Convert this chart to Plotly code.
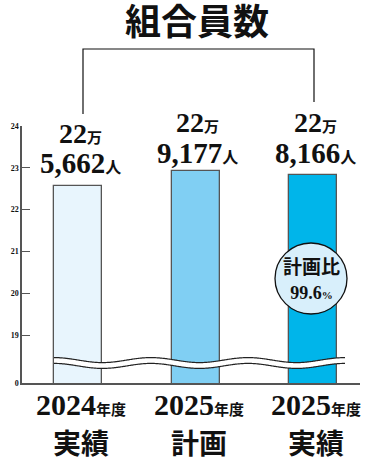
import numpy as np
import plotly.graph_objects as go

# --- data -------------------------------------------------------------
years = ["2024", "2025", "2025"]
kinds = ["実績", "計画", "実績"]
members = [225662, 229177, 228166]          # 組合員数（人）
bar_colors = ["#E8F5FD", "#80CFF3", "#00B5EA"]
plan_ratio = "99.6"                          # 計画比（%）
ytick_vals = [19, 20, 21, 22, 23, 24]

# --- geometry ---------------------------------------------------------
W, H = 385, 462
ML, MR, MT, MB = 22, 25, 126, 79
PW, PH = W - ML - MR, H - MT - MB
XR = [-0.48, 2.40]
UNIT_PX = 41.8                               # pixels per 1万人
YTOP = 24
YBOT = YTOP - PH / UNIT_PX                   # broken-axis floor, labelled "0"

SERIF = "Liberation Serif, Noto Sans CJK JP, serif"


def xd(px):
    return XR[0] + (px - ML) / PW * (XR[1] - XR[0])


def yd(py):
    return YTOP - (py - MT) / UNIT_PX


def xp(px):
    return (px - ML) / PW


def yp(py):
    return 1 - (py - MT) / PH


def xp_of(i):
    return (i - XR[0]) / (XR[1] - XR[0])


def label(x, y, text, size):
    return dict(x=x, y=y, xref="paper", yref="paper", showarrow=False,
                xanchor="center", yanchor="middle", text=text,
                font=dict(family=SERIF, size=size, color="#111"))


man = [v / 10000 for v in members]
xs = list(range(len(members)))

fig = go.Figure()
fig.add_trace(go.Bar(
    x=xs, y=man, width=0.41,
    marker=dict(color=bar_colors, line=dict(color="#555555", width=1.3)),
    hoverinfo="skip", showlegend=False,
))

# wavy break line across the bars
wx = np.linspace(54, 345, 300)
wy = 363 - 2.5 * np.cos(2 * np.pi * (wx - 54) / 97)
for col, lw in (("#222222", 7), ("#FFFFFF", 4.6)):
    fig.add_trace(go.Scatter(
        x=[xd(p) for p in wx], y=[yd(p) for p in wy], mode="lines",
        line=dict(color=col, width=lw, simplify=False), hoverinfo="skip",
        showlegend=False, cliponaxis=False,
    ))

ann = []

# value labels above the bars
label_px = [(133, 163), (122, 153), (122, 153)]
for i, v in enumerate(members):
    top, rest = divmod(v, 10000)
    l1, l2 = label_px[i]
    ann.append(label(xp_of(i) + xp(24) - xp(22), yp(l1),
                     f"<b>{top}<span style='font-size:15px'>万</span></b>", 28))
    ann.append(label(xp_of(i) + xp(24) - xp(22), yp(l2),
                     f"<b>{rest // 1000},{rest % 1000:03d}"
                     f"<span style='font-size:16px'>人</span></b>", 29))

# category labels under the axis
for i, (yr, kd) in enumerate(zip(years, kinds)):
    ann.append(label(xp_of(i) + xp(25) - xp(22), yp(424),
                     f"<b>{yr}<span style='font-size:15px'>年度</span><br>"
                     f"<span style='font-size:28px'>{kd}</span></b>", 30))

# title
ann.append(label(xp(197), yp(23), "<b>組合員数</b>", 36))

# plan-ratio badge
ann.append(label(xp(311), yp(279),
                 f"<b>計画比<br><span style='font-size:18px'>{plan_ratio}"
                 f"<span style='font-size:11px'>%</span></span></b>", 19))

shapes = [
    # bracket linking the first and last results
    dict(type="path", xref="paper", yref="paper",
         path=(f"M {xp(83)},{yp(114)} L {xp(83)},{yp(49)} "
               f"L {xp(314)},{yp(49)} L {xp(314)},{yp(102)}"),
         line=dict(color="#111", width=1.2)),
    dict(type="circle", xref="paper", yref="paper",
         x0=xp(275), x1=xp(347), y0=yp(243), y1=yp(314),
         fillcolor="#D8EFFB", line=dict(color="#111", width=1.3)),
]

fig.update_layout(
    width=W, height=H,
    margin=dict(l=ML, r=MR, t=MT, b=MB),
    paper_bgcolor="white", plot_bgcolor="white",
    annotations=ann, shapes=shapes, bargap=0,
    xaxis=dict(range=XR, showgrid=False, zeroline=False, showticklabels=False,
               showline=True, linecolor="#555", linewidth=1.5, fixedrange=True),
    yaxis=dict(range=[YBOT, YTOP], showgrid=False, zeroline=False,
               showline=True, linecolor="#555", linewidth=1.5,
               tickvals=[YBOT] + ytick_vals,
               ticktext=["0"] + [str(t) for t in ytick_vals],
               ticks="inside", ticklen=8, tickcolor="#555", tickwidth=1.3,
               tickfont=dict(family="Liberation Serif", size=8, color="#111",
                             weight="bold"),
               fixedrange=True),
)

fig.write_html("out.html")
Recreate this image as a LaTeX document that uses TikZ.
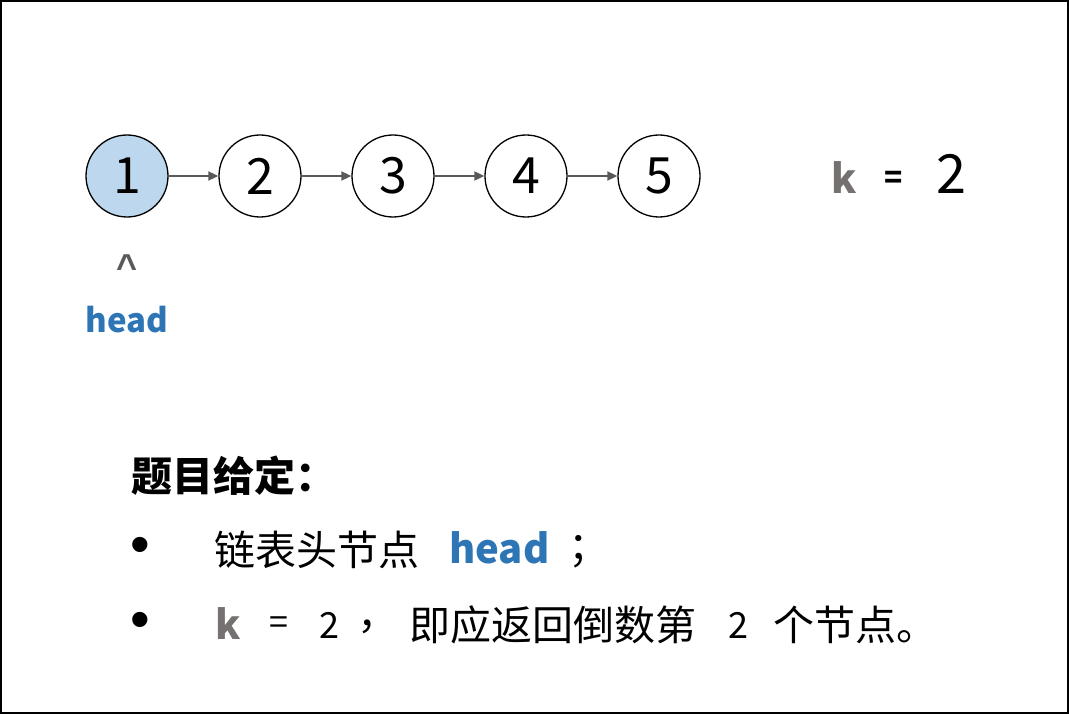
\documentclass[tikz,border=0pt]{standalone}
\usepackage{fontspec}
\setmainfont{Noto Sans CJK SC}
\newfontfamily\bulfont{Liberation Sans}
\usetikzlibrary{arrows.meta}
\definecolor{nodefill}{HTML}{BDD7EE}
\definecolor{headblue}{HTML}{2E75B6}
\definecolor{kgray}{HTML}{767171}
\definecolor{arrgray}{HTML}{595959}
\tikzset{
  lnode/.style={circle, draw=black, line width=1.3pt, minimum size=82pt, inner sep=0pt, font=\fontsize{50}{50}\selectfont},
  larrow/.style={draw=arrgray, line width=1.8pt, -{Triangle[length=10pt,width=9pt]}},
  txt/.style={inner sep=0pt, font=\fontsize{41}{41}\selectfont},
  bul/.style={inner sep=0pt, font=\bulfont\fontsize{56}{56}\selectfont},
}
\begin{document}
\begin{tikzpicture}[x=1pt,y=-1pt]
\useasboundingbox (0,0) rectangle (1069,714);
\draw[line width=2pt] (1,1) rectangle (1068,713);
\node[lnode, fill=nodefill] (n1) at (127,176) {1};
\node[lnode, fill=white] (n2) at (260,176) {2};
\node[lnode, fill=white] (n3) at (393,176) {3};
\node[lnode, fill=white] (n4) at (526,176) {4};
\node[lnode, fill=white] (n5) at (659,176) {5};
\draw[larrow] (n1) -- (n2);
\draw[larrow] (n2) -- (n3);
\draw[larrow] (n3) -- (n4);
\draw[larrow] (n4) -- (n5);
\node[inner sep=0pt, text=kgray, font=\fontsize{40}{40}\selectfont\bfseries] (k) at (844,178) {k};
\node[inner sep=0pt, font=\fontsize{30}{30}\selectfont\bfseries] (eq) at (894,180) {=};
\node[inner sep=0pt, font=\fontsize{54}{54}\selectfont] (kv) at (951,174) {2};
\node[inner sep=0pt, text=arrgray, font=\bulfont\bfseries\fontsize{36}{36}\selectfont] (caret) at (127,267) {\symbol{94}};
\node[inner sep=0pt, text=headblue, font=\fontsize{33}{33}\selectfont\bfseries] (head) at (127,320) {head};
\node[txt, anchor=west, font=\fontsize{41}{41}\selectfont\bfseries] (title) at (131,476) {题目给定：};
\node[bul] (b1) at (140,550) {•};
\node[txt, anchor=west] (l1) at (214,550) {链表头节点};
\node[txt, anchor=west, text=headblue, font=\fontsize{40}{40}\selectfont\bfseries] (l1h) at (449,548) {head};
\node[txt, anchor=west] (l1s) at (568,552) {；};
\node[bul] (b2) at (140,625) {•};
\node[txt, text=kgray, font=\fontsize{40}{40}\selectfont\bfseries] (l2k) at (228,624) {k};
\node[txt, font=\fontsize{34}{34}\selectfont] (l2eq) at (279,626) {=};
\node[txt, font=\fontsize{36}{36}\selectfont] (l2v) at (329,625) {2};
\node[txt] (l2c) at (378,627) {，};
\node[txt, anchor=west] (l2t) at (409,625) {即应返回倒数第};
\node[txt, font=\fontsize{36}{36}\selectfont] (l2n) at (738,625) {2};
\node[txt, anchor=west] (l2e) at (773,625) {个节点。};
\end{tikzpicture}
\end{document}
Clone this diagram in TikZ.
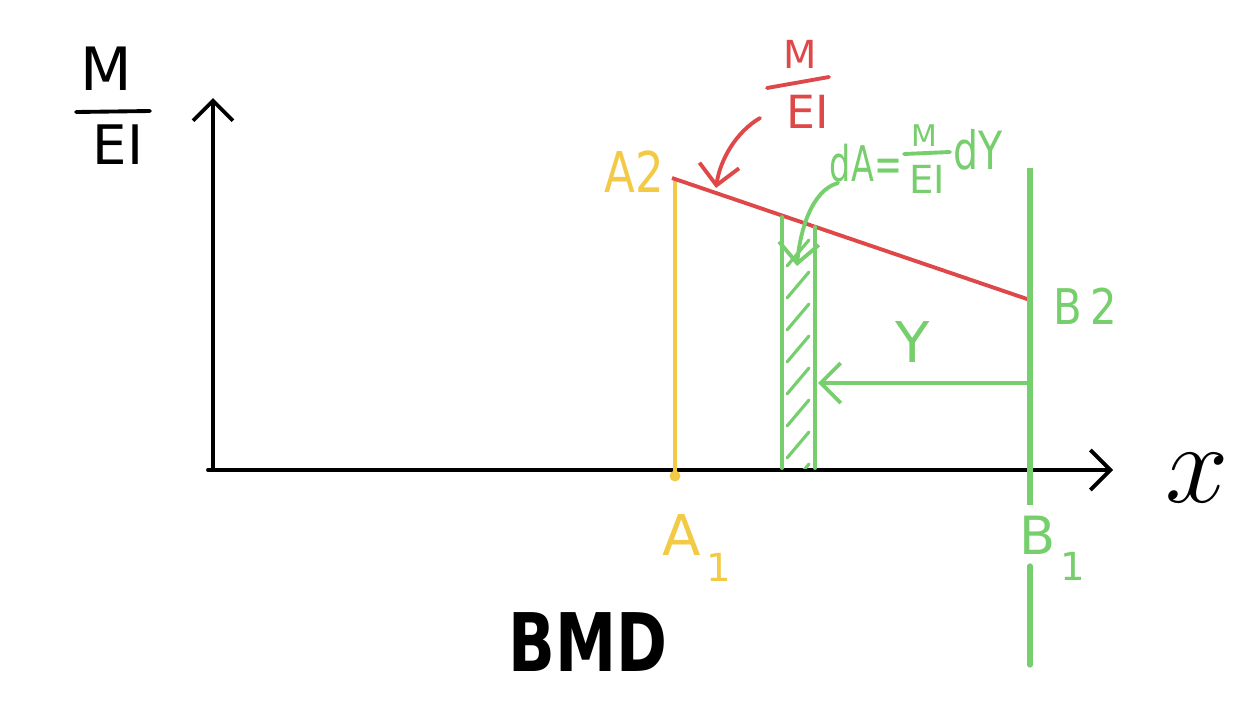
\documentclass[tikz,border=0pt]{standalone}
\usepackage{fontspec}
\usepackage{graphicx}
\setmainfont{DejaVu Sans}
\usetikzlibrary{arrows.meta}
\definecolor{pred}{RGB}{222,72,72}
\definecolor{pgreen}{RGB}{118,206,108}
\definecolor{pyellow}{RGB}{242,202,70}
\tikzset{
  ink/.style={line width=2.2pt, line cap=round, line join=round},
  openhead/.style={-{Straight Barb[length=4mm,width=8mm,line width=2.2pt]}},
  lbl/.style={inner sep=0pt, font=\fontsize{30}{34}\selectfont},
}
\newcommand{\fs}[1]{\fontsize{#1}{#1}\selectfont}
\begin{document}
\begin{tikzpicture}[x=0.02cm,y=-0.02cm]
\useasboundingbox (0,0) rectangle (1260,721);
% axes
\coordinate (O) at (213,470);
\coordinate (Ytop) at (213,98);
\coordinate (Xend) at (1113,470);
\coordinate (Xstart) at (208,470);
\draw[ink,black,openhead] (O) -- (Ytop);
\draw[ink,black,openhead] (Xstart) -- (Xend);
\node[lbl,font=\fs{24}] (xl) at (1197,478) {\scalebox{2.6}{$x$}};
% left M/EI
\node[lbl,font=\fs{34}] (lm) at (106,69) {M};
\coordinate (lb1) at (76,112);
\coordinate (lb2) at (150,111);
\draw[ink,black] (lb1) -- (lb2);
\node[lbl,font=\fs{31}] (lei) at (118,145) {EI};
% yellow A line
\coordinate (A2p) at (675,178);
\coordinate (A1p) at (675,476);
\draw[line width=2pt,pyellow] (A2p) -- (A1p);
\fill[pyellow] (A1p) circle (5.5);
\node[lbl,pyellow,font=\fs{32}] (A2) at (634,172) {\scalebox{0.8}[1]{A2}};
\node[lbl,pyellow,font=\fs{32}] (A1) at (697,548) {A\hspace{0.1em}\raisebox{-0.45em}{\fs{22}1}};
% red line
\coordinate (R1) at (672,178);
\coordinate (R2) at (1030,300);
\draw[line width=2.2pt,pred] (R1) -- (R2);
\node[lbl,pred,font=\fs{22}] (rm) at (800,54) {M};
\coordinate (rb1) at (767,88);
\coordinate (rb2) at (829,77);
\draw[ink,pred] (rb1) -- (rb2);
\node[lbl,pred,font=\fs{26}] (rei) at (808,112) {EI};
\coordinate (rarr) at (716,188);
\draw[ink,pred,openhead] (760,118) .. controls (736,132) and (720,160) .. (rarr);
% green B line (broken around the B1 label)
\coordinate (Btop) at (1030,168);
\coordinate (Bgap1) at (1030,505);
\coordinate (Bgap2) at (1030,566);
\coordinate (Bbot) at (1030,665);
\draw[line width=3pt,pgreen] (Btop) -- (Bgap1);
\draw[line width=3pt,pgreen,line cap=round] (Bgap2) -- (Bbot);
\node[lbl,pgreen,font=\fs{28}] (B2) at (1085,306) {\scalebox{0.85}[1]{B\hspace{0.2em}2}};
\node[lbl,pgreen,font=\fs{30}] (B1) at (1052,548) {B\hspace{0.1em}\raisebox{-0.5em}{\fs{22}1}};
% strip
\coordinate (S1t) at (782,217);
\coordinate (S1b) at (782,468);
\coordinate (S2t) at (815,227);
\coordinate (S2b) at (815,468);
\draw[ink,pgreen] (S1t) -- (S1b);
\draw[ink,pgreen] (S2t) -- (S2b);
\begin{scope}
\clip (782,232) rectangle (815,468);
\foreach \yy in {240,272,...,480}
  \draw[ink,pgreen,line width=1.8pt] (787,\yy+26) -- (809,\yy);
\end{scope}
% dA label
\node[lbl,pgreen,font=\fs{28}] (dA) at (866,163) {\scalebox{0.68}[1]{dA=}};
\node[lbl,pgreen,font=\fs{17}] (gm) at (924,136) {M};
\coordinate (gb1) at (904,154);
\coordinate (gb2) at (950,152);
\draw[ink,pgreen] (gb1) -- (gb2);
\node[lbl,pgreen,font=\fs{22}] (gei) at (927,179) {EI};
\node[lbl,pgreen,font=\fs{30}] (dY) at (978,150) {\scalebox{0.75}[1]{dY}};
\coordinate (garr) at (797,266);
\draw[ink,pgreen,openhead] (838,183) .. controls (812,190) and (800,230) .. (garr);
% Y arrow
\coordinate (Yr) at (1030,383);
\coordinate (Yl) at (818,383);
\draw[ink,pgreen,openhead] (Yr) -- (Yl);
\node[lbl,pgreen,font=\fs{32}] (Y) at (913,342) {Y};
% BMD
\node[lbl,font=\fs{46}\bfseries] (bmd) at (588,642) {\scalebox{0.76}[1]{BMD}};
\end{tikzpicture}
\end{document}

# YOUR TASK
Search the entries for the word "this", then list each line that holds it.

# WORKED SOLUTION
Convert this chart to Plotly code.
Recreate this image as a LaTeX document that uses TikZ.
Clone this diagram in TikZ.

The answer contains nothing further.